Une fois le seuil d’entrée franchi, un homme avec de longs cheveux noirs enserrés m’accueille. Il me propose de m’assoir sur une des chaises recouvertes d’un épais tissus disposées le long du mur. Il me sert une tasse de thé et, à ma grande surprise, ne parle pas non plus un mot d’anglais.
Qu’est-ce que je fais là ?!
Hier, suite à ma rencontre avec les éléphants, mon guide du jour m’avait proposé de m’emmener au temple Watphrang Doï suteph. Proposition complètement inattendue que je m’étais empressée d’accepter.

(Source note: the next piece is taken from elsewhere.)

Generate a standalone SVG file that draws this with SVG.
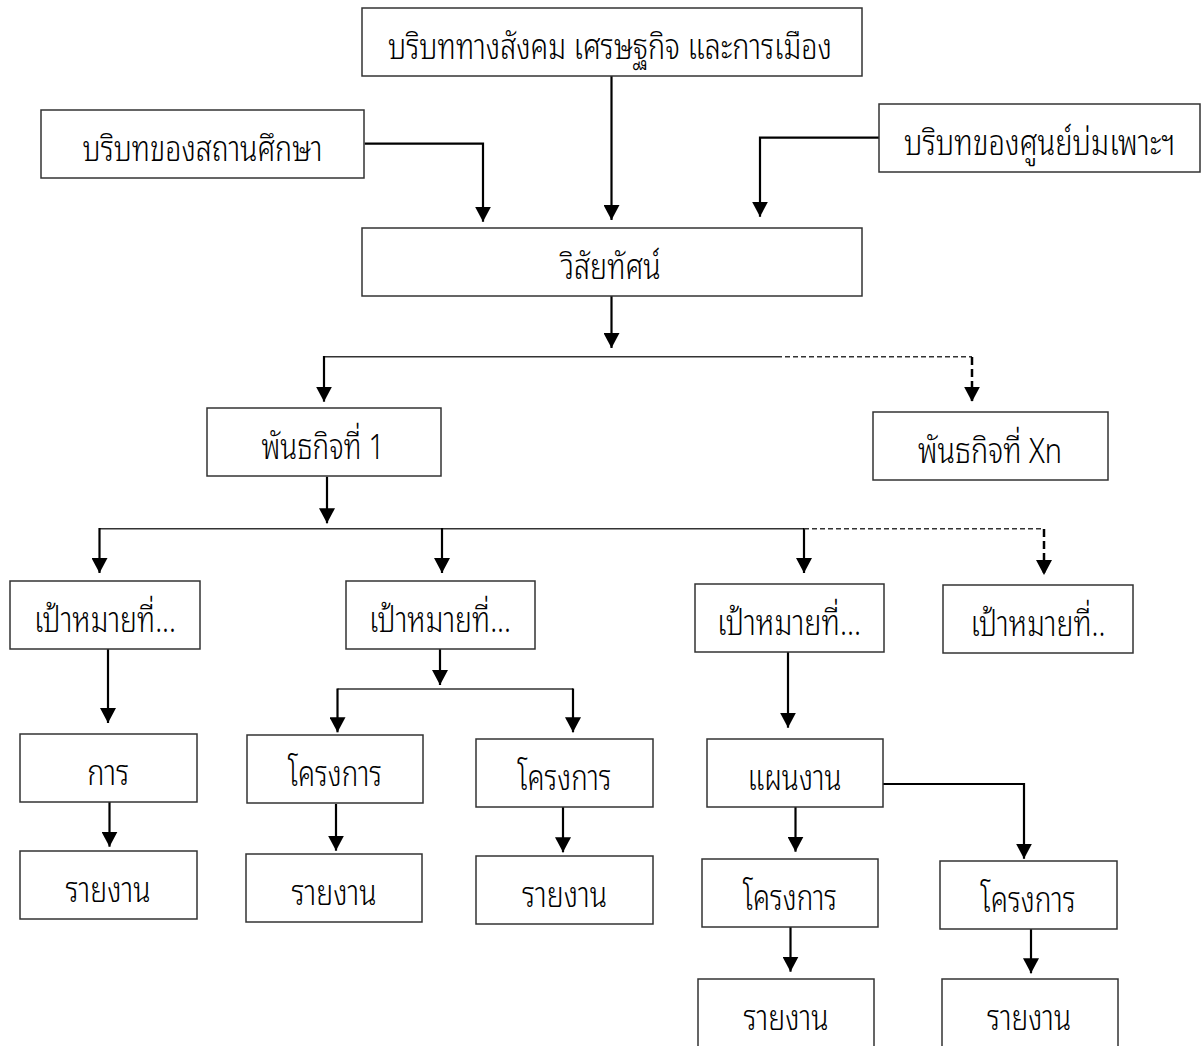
<svg xmlns="http://www.w3.org/2000/svg" width="1201" height="1046" viewBox="0 0 1201 1046">
<defs>
<marker id="ah" markerUnits="userSpaceOnUse" markerWidth="16" markerHeight="16" refX="15" refY="8" orient="auto"><path d="M0,0 L15,8 L0,16 z" fill="#000"/></marker>
<style>
.box{fill:#fff;stroke:#333;stroke-width:1.5}
.t{font-family:"Noto Sans Thai Looped","Noto Sans Thai","Noto Sans","DejaVu Sans",sans-serif;font-size:35px;font-weight:300;fill:#000;text-anchor:middle}
.c{fill:none;stroke:#000;stroke-width:2.2}
.h{fill:none;stroke:#333;stroke-width:1.4}
.dh{fill:none;stroke:#333;stroke-width:1.4;stroke-dasharray:5,3}
.dv{fill:none;stroke:#000;stroke-width:2.5;stroke-dasharray:8,4}
</style>
</defs>
<rect width="1201" height="1046" fill="#fff"/>
<g id="connectors">
<path class="c" d="M611.5,76 V220" marker-end="url(#ah)"/>
<path class="c" d="M364.7,143.7 H483 V221.7" marker-end="url(#ah)"/>
<path class="c" d="M879,137.7 H760 V216.7" marker-end="url(#ah)"/>
<path class="c" d="M611.5,296 V348" marker-end="url(#ah)"/>
<path class="h" d="M324,356.7 H777"/>
<path class="c" d="M324,356 V401.7" marker-end="url(#ah)"/>
<path class="dh" d="M777,356.7 H972"/>
<path class="dv" d="M972,357 V401.7" marker-end="url(#ah)"/>
<path class="c" d="M327,476.7 V523.3" marker-end="url(#ah)"/>
<path class="h" d="M99.5,528.7 H804"/>
<path class="c" d="M99.5,528 V573" marker-end="url(#ah)"/>
<path class="c" d="M442,528 V573" marker-end="url(#ah)"/>
<path class="c" d="M804,528 V573" marker-end="url(#ah)"/>
<path class="dh" d="M804,528.7 H1044"/>
<path class="dv" d="M1044,529 V575" marker-end="url(#ah)"/>
<path class="c" d="M108,649 V723" marker-end="url(#ah)"/>
<path class="c" d="M109.5,802 V846.7" marker-end="url(#ah)"/>
<path class="c" d="M440,649 V685" marker-end="url(#ah)"/>
<path class="h" d="M337.5,689 H573"/>
<path class="c" d="M337.5,688.5 V732.3" marker-end="url(#ah)"/>
<path class="c" d="M573,688.5 V732.3" marker-end="url(#ah)"/>
<path class="c" d="M336,804 V850.7" marker-end="url(#ah)"/>
<path class="c" d="M563,807 V852.3" marker-end="url(#ah)"/>
<path class="c" d="M788,652 V727.7" marker-end="url(#ah)"/>
<path class="c" d="M795.5,807 V851.7" marker-end="url(#ah)"/>
<path class="c" d="M883,784 H1024 V858.7" marker-end="url(#ah)"/>
<path class="c" d="M790.5,927 V971.7" marker-end="url(#ah)"/>
<path class="c" d="M1031,929 V973.3" marker-end="url(#ah)"/>
</g>
<g id="n-social"><rect class="box" x="362" y="8" width="500" height="68"/><text class="t" x="610" y="59" textLength="444" lengthAdjust="spacingAndGlyphs">บริบททางสังคม เศรษฐกิจ และการเมือง</text></g>
<g id="n-school"><rect class="box" x="41" y="110" width="323" height="68"/><text class="t" x="202.5" y="161" textLength="240" lengthAdjust="spacingAndGlyphs">บริบทของสถานศึกษา</text></g>
<g id="n-incubator"><rect class="box" x="879" y="104" width="321" height="68"/><text class="t" x="1039.5" y="155" textLength="271" lengthAdjust="spacingAndGlyphs">บริบทของศูนย์บ่มเพาะฯ</text></g>
<g id="n-vision"><rect class="box" x="362" y="228" width="500" height="68"/><text class="t" x="610.6" y="279" textLength="100" lengthAdjust="spacingAndGlyphs">วิสัยทัศน์</text></g>
<g id="n-mission1"><rect class="box" x="207" y="408" width="234" height="68"/><text class="t" x="323" y="459" textLength="123" lengthAdjust="spacingAndGlyphs">พันธกิจที่ 1</text></g>
<g id="n-missionxn"><rect class="box" x="873" y="412" width="235" height="68"/><text class="t" x="990" y="463" textLength="144" lengthAdjust="spacingAndGlyphs">พันธกิจที่ Xn</text></g>
<g id="n-goal1"><rect class="box" x="10" y="581" width="190" height="68"/><text class="t" x="105" y="632" textLength="142" lengthAdjust="spacingAndGlyphs">เป้าหมายที่...</text></g>
<g id="n-goal2"><rect class="box" x="346" y="581" width="189" height="68"/><text class="t" x="440" y="632" textLength="142" lengthAdjust="spacingAndGlyphs">เป้าหมายที่...</text></g>
<g id="n-goal3"><rect class="box" x="695" y="584" width="189" height="68"/><text class="t" x="789" y="635" textLength="144" lengthAdjust="spacingAndGlyphs">เป้าหมายที่...</text></g>
<g id="n-goal4"><rect class="box" x="943" y="585" width="190" height="68"/><text class="t" x="1038" y="636" textLength="135" lengthAdjust="spacingAndGlyphs">เป้าหมายที่..</text></g>
<g id="n-kan"><rect class="box" x="20" y="734" width="177" height="68"/><text class="t" x="108.3" y="785" textLength="42" lengthAdjust="spacingAndGlyphs">การ</text></g>
<g id="n-report1"><rect class="box" x="20" y="851" width="177" height="68"/><text class="t" x="108" y="902" textLength="85" lengthAdjust="spacingAndGlyphs">รายงาน</text></g>
<g id="n-projA"><rect class="box" x="247" y="735" width="176" height="68"/><text class="t" x="335" y="786" textLength="94" lengthAdjust="spacingAndGlyphs">โครงการ</text></g>
<g id="n-reportA"><rect class="box" x="246" y="854" width="176" height="68"/><text class="t" x="334" y="905" textLength="85" lengthAdjust="spacingAndGlyphs">รายงาน</text></g>
<g id="n-projB"><rect class="box" x="476" y="739" width="177" height="68"/><text class="t" x="564.5" y="790" textLength="94" lengthAdjust="spacingAndGlyphs">โครงการ</text></g>
<g id="n-reportB"><rect class="box" x="476" y="856" width="177" height="68"/><text class="t" x="564.5" y="907" textLength="85" lengthAdjust="spacingAndGlyphs">รายงาน</text></g>
<g id="n-plan"><rect class="box" x="707" y="739" width="176" height="68"/><text class="t" x="794.5" y="790" textLength="94" lengthAdjust="spacingAndGlyphs">แผนงาน</text></g>
<g id="n-projC"><rect class="box" x="702" y="859" width="176" height="68"/><text class="t" x="790" y="910" textLength="94" lengthAdjust="spacingAndGlyphs">โครงการ</text></g>
<g id="n-projD"><rect class="box" x="940" y="861" width="177" height="68"/><text class="t" x="1028" y="912" textLength="95" lengthAdjust="spacingAndGlyphs">โครงการ</text></g>
<g id="n-reportC"><rect class="box" x="698" y="979" width="176" height="68"/><text class="t" x="786" y="1030" textLength="85" lengthAdjust="spacingAndGlyphs">รายงาน</text></g>
<g id="n-reportD"><rect class="box" x="942" y="979" width="176" height="68"/><text class="t" x="1029" y="1030" textLength="84" lengthAdjust="spacingAndGlyphs">รายงาน</text></g>
</svg>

Cette escapade de fin de journée m’avait permis de découvrir ce site sacré pour les bouddhistes thaïlandais construit sur la montagne Sutheph. Après l’escalade des 306 marches avec mon guide, j’avais enfin pu goûter à la vue de ce site paisible sous la lumière de cette fin d’après-midi.
Mon guide se faisait un plaisir de tout m’expliquer sur ce temple. Cette rencontre a été l’occasion de nous épancher sur nos vies respectives. Très vite en confiance avec cet homme d’une grande gentillesse, je lui ai demandé s’il connaissait un Maître qui accepterait de pratiquer le Sak Yant sur moi.

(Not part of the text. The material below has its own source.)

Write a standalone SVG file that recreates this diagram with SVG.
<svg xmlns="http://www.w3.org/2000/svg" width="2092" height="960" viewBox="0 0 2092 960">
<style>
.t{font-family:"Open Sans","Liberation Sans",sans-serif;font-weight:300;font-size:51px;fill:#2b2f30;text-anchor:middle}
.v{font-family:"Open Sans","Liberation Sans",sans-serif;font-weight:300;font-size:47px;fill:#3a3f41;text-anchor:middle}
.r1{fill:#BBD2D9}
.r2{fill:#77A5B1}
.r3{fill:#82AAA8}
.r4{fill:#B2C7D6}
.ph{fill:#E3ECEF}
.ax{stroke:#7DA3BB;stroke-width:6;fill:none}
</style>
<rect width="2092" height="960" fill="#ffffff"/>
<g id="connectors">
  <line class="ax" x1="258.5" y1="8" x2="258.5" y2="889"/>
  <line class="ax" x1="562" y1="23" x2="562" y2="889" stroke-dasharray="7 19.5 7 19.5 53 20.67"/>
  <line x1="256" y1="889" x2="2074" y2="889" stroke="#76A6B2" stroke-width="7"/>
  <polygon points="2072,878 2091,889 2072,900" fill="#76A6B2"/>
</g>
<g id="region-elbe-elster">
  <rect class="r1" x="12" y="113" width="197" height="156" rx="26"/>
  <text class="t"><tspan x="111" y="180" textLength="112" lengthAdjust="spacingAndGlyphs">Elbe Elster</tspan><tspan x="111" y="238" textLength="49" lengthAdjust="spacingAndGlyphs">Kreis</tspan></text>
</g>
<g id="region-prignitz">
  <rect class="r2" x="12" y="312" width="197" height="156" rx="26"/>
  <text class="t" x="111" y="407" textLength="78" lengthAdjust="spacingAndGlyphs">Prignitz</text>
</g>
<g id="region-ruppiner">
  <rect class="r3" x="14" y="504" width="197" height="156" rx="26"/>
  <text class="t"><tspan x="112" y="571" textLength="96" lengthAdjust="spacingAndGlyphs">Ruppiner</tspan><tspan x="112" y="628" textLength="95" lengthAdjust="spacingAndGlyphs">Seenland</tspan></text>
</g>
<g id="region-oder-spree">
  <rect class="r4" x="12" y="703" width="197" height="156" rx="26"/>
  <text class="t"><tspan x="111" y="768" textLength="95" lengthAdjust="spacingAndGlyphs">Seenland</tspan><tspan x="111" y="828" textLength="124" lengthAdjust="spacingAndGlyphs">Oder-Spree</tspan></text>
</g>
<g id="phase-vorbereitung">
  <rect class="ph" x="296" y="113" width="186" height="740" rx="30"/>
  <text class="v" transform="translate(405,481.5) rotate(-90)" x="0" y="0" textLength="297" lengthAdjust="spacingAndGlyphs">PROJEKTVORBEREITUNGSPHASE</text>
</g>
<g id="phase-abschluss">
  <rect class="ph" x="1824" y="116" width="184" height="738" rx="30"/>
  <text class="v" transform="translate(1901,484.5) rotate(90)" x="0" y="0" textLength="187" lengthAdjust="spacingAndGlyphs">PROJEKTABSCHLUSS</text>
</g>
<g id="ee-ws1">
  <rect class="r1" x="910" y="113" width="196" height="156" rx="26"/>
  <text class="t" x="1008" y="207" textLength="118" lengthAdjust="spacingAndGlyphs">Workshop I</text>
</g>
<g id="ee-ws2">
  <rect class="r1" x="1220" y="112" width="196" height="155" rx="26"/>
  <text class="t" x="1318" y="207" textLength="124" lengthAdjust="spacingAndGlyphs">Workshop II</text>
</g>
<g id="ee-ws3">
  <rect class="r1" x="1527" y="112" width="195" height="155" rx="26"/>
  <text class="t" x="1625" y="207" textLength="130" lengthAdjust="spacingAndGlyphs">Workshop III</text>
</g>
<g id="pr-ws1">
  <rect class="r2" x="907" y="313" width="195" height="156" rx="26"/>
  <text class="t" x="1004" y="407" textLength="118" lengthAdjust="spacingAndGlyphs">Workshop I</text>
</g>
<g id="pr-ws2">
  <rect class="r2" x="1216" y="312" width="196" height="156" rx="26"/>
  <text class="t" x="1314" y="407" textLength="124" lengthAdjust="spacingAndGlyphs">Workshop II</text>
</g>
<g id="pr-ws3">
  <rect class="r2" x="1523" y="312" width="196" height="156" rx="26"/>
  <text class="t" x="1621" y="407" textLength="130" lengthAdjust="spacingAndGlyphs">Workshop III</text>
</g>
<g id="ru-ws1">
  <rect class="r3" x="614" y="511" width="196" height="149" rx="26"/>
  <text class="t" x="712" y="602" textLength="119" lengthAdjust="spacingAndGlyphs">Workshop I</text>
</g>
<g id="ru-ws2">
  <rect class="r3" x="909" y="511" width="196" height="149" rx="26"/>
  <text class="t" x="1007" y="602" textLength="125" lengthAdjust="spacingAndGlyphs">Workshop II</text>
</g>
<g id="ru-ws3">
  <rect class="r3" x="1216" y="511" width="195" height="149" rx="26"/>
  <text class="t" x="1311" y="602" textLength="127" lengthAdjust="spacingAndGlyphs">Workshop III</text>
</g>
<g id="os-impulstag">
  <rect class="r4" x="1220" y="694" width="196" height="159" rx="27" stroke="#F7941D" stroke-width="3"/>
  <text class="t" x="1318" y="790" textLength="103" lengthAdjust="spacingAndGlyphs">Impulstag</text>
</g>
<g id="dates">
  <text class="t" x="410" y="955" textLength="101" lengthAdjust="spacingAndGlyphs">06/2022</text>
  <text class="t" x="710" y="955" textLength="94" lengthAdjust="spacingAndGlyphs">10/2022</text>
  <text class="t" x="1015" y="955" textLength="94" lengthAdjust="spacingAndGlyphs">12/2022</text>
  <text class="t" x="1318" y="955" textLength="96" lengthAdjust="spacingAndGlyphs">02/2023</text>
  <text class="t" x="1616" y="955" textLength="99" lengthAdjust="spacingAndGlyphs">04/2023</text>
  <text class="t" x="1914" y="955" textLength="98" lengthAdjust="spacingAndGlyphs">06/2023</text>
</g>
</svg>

Le Sak Yant est un tatouage sacré fait par un prêtre de la religion bouddhique, appelé aussi bonze. Le Sak Yant thaïlandais serait apparu dans l’empire khmer. Les pouvoirs de protection qui lui sont attribués pour repousser les dangers et les mauvais présages étaient d’abord réservés aux bonzes pour ensuite se répandre chez les soldats – pour les protéger pendant leurs combats. La tradition veut qu’une fois le Sak Yant achevé, il soit activé par des mantras (prières) récitées en Pali.
Il me fallait donc trouver un Ajarn (professeur), à savoir un bonze. D’après ce que j’avais lu, pas facile d’en trouver un sans l’aide des locaux. Ma rencontre avec mon guide local du jour allait s’avérer d’une grande aide.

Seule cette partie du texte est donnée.